With any festival this size there are hits and misses. The most absurd, even ridiculous performance came from the Argentine-Uruguayan group Bajofondo. Ostensibly a modern tango phenomenon, this octet was about as tasteful as last week's smørrebrød. Yes, they were all dressed in black and one of them played an amplified bandoneon, but between the smoke machine, the thump-thumping rhythm section and the unnecessarily distracting strobe light effects, there wasn't much tango to hang onto. It was all sizzle and no steak, but the crowd ate it up, every last thump-thump.
Some of the most compelling performances throughout the festival were smaller scale, more intimate efforts. For example, guitarist Jakob Bro and bassist Anders Christensen, while waiting for their drummer to show, played several duet numbers in front of a handful of listeners at KafCafeen. Their “Stella By Starlight” was liquid flow and cliche-free, making use of implied harmonies and the space between notes. Bro, who often works with Tomasz Stanko and Paul Motian, has plenty of technique but he never uses it to show off. He phrases naturally, as if he knows the lyrics to these songs, and on “I Remember You,” he picked particularly thoughtful voicings for his chords. For his part, Christensen played slightly behind the beat, which set up a delicious tension with the guitar, yet his tone was fat and his time steady. He was also fun to watch, as he swayed and danced with his instrument. It's not hard to see why he's such an in-demand bassist.
Another Danish player who works a lot on the international circuit is drummer Stefan Pasborg. He played in many configurations during the festival, notably with Marc Ducret, Delirium, and Ibrahim Electric, but the most joyously rousing was his group Odessa 5 (none of whom, by the way, are from Odessa). They played a couple of sets in a hip, well-stocked little jazz record shop called Jazz Cup, across the street from Kongens Have park. Pasborg, joined by Finnish saxophonist Mikko Innanen, Lithuanian Liudas Mockunas, and fellow Danes, sousaphonist Jakob Munck and saxophonist Anders Banke, prepared an intriguing repertoire consisting of originals, such as the rambunctious “Fanfare for the Bastard,” the time-shifting, Balkan-flavored “Last Man,” and a danceable calypso-mambo titled “Mambo Royal.” Most interesting were the three medleys, based on music by Ornette Coleman, Charles Mingus and, perhaps most astonishing, three movements from Stravinsky's Firebird Suite.
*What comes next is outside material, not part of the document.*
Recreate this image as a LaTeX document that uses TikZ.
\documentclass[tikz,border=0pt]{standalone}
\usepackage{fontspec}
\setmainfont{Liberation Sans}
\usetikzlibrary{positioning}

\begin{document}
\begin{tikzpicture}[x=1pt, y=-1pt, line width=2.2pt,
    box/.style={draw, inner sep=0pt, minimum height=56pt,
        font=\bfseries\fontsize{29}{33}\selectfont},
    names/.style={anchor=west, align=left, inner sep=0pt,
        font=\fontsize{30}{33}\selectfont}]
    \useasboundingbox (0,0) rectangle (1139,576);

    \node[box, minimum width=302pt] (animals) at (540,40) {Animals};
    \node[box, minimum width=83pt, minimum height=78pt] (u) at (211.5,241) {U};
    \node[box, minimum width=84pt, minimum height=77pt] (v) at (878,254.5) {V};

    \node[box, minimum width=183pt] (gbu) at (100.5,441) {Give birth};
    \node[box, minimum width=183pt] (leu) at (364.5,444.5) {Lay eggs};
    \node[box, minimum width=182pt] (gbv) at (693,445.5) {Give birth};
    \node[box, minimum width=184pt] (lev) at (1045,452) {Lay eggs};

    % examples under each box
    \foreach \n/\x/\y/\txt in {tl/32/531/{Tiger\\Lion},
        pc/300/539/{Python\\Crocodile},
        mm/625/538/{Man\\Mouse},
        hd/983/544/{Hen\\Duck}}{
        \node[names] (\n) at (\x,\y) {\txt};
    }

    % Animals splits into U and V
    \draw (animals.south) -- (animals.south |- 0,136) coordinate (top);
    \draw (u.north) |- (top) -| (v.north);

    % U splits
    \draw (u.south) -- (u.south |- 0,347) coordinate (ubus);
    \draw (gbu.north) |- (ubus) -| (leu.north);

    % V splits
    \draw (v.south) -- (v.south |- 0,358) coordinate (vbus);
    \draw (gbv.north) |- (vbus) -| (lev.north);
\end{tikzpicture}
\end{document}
Like Pasborg, pianist, composer Jacob Anderskov appeared in several different groups and collaborations throughout the week. The best of them, however, was his octet Anderskov Accident, which gave an outdoor concert on Frue Plads. These outdoor concerts were not only free, but they gave an opportunity to wander through the audience, soak up some rare sunshine and get a feeling for Copenhagen's jazz community. Anderskov spent a fair amount of time conducting, then sitting at the piano with hands in his lap watching his music unfurl. He writes in structures that breathe; balancing exuberant, often free playing within extended compositional settings.
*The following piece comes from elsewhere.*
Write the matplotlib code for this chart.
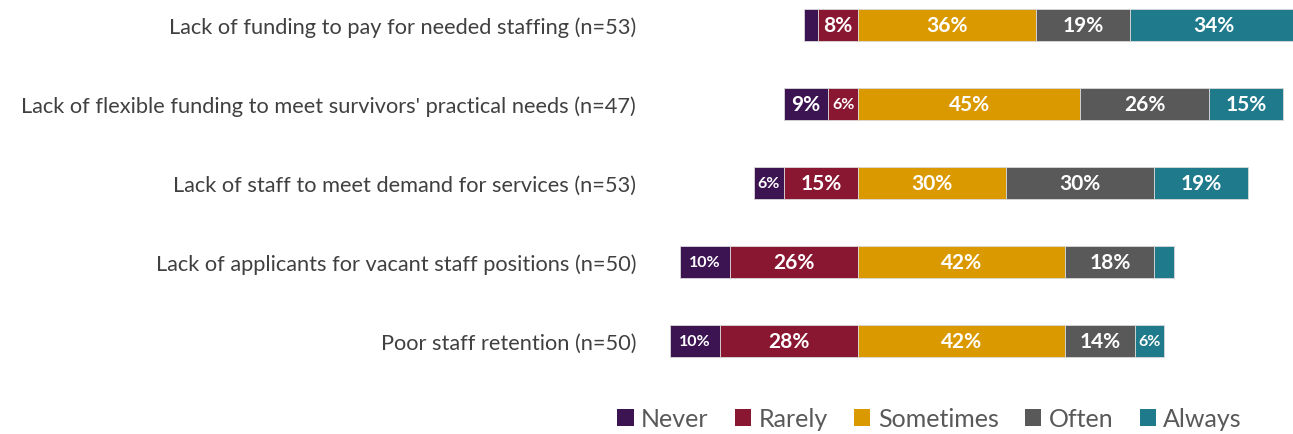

Other musical highlights at this festival included beautiful ballads played by legendary Swedish saxophonist Bernt Rosengren, the spacey, electric Miles sound of Thunderstrucks, a mind-expanding (if unfortunately named) quartet called Mold, and a nearly telepathic duet between pianist Jacob Karlzon and bassist Mads Vinding. At Jazz Cup one afternoon, a sweat-drenched Danish trio backed Boston-based saxophonist George Garzone in several long excursions through post-Coltrane territory, and drummer Andrew Cyrille gave a late-night, for-insiders-only solo recital in Vesterbro, not listed in the festival program. The concert that held the most promise was trumpeter Palle Mikkelborg performing a new work inspired by his collaboration with Miles Davis. It was something that looked good on paper, and it was extremely well played, but it became repetitive and wore thin after 30 minutes. The most transcendently moving performance featured the Universal Quartet, with 88-year old Yusef Lateef appearing alongside percussionist Adam Rudoph, trumpeter Kasper Tranberg, and drummer Kresten Osgood. The music was intensely spiritual and often playful, and the setting, in one of the Tivoli ballrooms during a raging thunderstorm, only added to the experience.
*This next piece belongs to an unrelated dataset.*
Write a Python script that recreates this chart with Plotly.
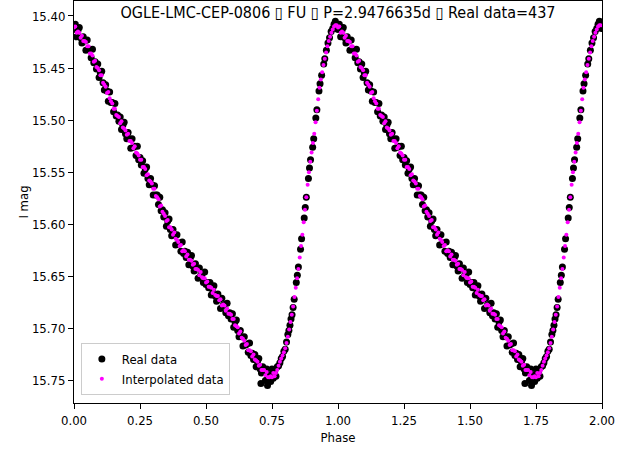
import numpy as np
import plotly.graph_objects as go

# ---------------- data (one pulsation cycle, drawn twice) ----------------
real_phase = [
0.000,0.005,0.010,0.015,0.020,0.025,0.030,0.035,0.040,0.045,
0.050,0.055,0.060,0.065,0.070,0.075,0.080,0.085,0.090,0.095,
0.100,0.105,0.110,0.115,0.120,0.125,0.130,0.135,0.140,0.145,
0.150,0.155,0.160,0.165,0.170,0.175,0.180,0.185,0.190,0.195,
0.200,0.205,0.210,0.215,0.220,0.225,0.230,0.235,0.240,0.245,
0.250,0.255,0.260,0.265,0.270,0.275,0.280,0.285,0.290,0.295,
0.300,0.305,0.310,0.315,0.320,0.325,0.330,0.335,0.340,0.345,
0.350,0.355,0.360,0.365,0.370,0.375,0.380,0.385,0.390,0.395,
0.400,0.405,0.410,0.415,0.420,0.425,0.430,0.435,0.440,0.445,
0.450,0.455,0.460,0.465,0.470,0.475,0.480,0.485,0.490,0.495,
0.500,0.505,0.510,0.515,0.520,0.525,0.530,0.535,0.540,0.545,
0.550,0.555,0.560,0.565,0.570,0.575,0.580,0.585,0.590,0.595,
0.600,0.605,0.610,0.615,0.620,0.625,0.630,0.635,0.640,0.645,
0.650,0.655,0.660,0.665,0.670,0.675,0.680,0.685,0.690,0.695,
0.700,0.705,0.708,0.710,0.715,0.720,0.725,0.730,0.733,0.735,0.740,0.745,
0.750,0.755,0.760,0.765,0.770,
0.775,0.780,0.785,0.790,0.795,0.800,0.805,0.810,0.814,0.818,0.822,0.826,0.830,0.834,
0.842,0.846,0.850,0.858,0.862,0.872,0.876,0.880,0.888,0.892,0.896,0.904,0.908,
0.916,0.920,0.928,0.932,0.938,0.946,0.950,0.956,0.962,0.968,0.974,0.980,0.985,0.990,0.995,0.998]
real_mag = [
15.413,15.408,15.420,15.414,15.411,15.421,15.426,15.420,15.424,15.433,
15.423,15.432,15.432,15.440,15.432,15.445,15.444,15.451,15.446,15.459,
15.455,15.453,15.464,15.471,15.466,15.472,15.482,15.473,15.483,15.483,
15.492,15.484,15.496,15.495,15.501,15.497,15.509,15.505,15.502,15.513,
15.518,15.512,15.518,15.527,15.518,15.526,15.525,15.534,15.525,15.538,
15.536,15.543,15.539,15.551,15.547,15.545,15.556,15.562,15.556,15.562,
15.572,15.563,15.572,15.572,15.581,15.574,15.587,15.586,15.593,15.589,
15.602,15.597,15.595,15.605,15.611,15.605,15.610,15.620,15.610,15.619,
15.618,15.626,15.617,15.628,15.626,15.632,15.627,15.639,15.633,15.630,
15.640,15.645,15.638,15.643,15.652,15.642,15.649,15.648,15.656,15.646,
15.658,15.656,15.661,15.656,15.668,15.663,15.659,15.669,15.674,15.667,
15.672,15.681,15.671,15.678,15.677,15.685,15.676,15.688,15.685,15.691,
15.686,15.699,15.694,15.692,15.702,15.708,15.702,15.708,15.717,15.708,
15.716,15.715,15.723,15.714,15.726,15.724,15.730,15.725,15.737,15.732,
15.729,15.739,15.753,15.743,15.737,15.741,15.750,15.739,15.755,15.747,15.745,15.751,
15.739,15.748,15.743,15.746,15.737,
15.736,15.733,15.729,15.727,15.722,15.720,15.713,15.706,15.702,15.697,15.691,15.687,15.680,15.672,
15.656,15.649,15.641,15.624,15.614,15.594,15.584,15.574,15.556,15.546,15.538,15.526,15.518,
15.498,15.490,15.472,15.465,15.457,15.446,15.441,15.433,15.426,15.421,15.415,15.412,15.408,15.405,15.409,15.412]

interp_phase = [
0.000,0.005,0.010,0.015,0.020,0.025,0.030,0.035,0.040,0.045,
0.050,0.055,0.060,0.065,0.070,0.075,0.080,0.085,0.090,0.095,
0.100,0.105,0.110,0.115,0.120,0.125,0.130,0.135,0.140,0.145,
0.150,0.155,0.160,0.165,0.170,0.175,0.180,0.185,0.190,0.195,
0.200,0.205,0.210,0.215,0.220,0.225,0.230,0.235,0.240,0.245,
0.250,0.255,0.260,0.265,0.270,0.275,0.280,0.285,0.290,0.295,
0.300,0.305,0.310,0.315,0.320,0.325,0.330,0.335,0.340,0.345,
0.350,0.355,0.360,0.365,0.370,0.375,0.380,0.385,0.390,0.395,
0.400,0.405,0.410,0.415,0.420,0.425,0.430,0.435,0.440,0.445,
0.450,0.455,0.460,0.465,0.470,0.475,0.480,0.485,0.490,0.495,
0.500,0.505,0.510,0.515,0.520,0.525,0.530,0.535,0.540,0.545,
0.550,0.555,0.560,0.565,0.570,0.575,0.580,0.585,0.590,0.595,
0.600,0.605,0.610,0.615,0.620,0.625,0.630,0.635,0.640,0.645,
0.650,0.655,0.660,0.665,0.670,0.675,0.680,0.685,0.690,0.695,
0.700,0.705,0.710,0.715,0.720,0.725,0.730,0.735,0.740,0.745,
0.750,0.755,0.760,0.765,0.770,0.775,0.780,0.785,0.790,0.795,
0.800,0.805,0.810,0.815,0.820,0.825,0.830,0.835,0.840,0.845,
0.850,0.855,0.860,0.865,0.870,0.875,0.880,0.885,0.890,0.895,
0.900,0.905,0.910,0.915,0.920,0.925,0.930,0.935,0.940,0.945,
0.950,0.955,0.960,0.965,0.970,0.975,0.980,0.985,0.990,0.995]
interp_mag = [
15.411,15.410,15.416,15.415,15.416,15.421,15.419,15.424,15.424,15.425,
15.429,15.429,15.436,15.436,15.438,15.444,15.443,15.449,15.450,15.452,
15.457,15.457,15.464,15.466,15.468,15.474,15.473,15.479,15.482,15.484,
15.489,15.489,15.495,15.496,15.497,15.503,15.501,15.507,15.508,15.510,
15.514,15.513,15.520,15.520,15.522,15.527,15.525,15.531,15.532,15.534,
15.538,15.538,15.545,15.545,15.547,15.553,15.552,15.558,15.559,15.561,
15.566,15.566,15.573,15.574,15.576,15.583,15.582,15.588,15.590,15.592,
15.597,15.596,15.603,15.603,15.605,15.610,15.608,15.614,15.615,15.617,
15.621,15.620,15.626,15.625,15.626,15.631,15.629,15.634,15.634,15.635,
15.639,15.638,15.643,15.643,15.644,15.649,15.646,15.651,15.652,15.652,
15.656,15.655,15.660,15.660,15.661,15.666,15.663,15.668,15.669,15.669,
15.673,15.672,15.678,15.677,15.678,15.683,15.681,15.686,15.686,15.687,
15.691,15.691,15.697,15.698,15.699,15.705,15.703,15.709,15.710,15.712,
15.716,15.715,15.721,15.721,15.722,15.727,15.725,15.730,15.731,15.732,
15.736,15.735,15.740,15.740,15.740,15.745,15.742,15.747,15.747,15.746,
15.747,15.743,15.746,15.743,15.740,15.736,15.732,15.729,15.726,15.723,
15.719,15.714,15.708,15.701,15.694,15.687,15.679,15.670,15.661,15.652,
15.643,15.632,15.621,15.610,15.598,15.586,15.574,15.562,15.550,15.540,
15.531,15.522,15.513,15.502,15.491,15.480,15.469,15.461,15.454,15.447,
15.441,15.435,15.429,15.424,15.420,15.416,15.413,15.410,15.409,15.409]

x_ticks = [0.0, 0.25, 0.5, 0.75, 1.0, 1.25, 1.5, 1.75, 2.0]
y_ticks = [15.40, 15.45, 15.50, 15.55, 15.60, 15.65, 15.70, 15.75]
title_text = "OGLE-LMC-CEP-0806 \u25af FU \u25af P=2.9476635d \u25af Real data=437"

rp = np.array(real_phase); rm = np.array(real_mag)
ip = np.array(interp_phase); im = np.array(interp_mag)

FONT = "DejaVu Sans Condensed, DejaVu Sans, sans-serif"

fig = go.Figure()
fig.add_trace(go.Scatter(
    x=np.concatenate([rp, rp + 1]), y=np.concatenate([rm, rm]),
    mode="markers", name="Real data",
    marker=dict(color="black", size=7, line=dict(width=0)),
))
fig.add_trace(go.Scatter(
    x=np.concatenate([ip, ip + 1]), y=np.concatenate([im, im]),
    mode="markers", name="Interpolated data",
    marker=dict(color="#ff00ff", size=4, line=dict(width=0)),
))

axis_common = dict(
    showgrid=False, zeroline=False, showline=True, linecolor="black", linewidth=1,
    mirror=True, ticks="outside", ticklen=5, tickcolor="black", automargin=False,
    tickfont=dict(family=FONT, size=13, color="black"),
)
fig.update_xaxes(range=[0, 2], tickvals=x_ticks, tickformat=".2f",
                 title=dict(text="Phase", font=dict(family=FONT, size=13, color="black"), standoff=6),
                 **axis_common)
fig.update_yaxes(range=[15.7717, 15.3856], tickvals=y_ticks, tickformat=".2f",
                 title=dict(text="I mag", font=dict(family=FONT, size=13, color="black"), standoff=0),
                 **axis_common)

fig.update_layout(
    width=640, height=451,
    margin=dict(l=74, r=38, t=1, b=48),
    paper_bgcolor="white", plot_bgcolor="white",
    font=dict(family=FONT, color="black"),
    title=dict(text=title_text, x=0.5, xref="paper", y=1 - 12 / 451, yref="container",
               xanchor="center", yanchor="middle", automargin=False,
               font=dict(family=FONT, size=16, color="black")),
    legend=dict(x=0.013, y=0.02, xanchor="left", yanchor="bottom",
                bgcolor="white", bordercolor="#cccccc", borderwidth=1,
                font=dict(family=FONT, size=13, color="black"),
                itemsizing="trace", tracegroupgap=2),
    showlegend=True,
)

fig.write_html("out.html", config={"displayModeBar": False},
               post_script="document.body.style.margin='0';document.body.style.padding='0';")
One of the criticisms leveled at this year's festival is that there were no jazz superstars, such as Ornette Coleman, who appeared in the festival's 30th anniversary edition last year. And it's hard to ignore the fact that the audience for this festival is not a particularly young one, especially for the ticketed shows. Still, with 1,000 events and 200,000 attendees each year, it's hard to knock success. Nearly every style of jazz is represented at this festival, and the bar is set high for both music and production values. Most important is the fact that the Copenhagen Jazz Festival affords the opportunity to delve deeply into the pool of world-class Danish improvisers. For the naysayers, it's worth noting that in terms of growth, the festival has nearly doubled in size in the last 20 years. It's good to know that the quality of local musicians has grown as well.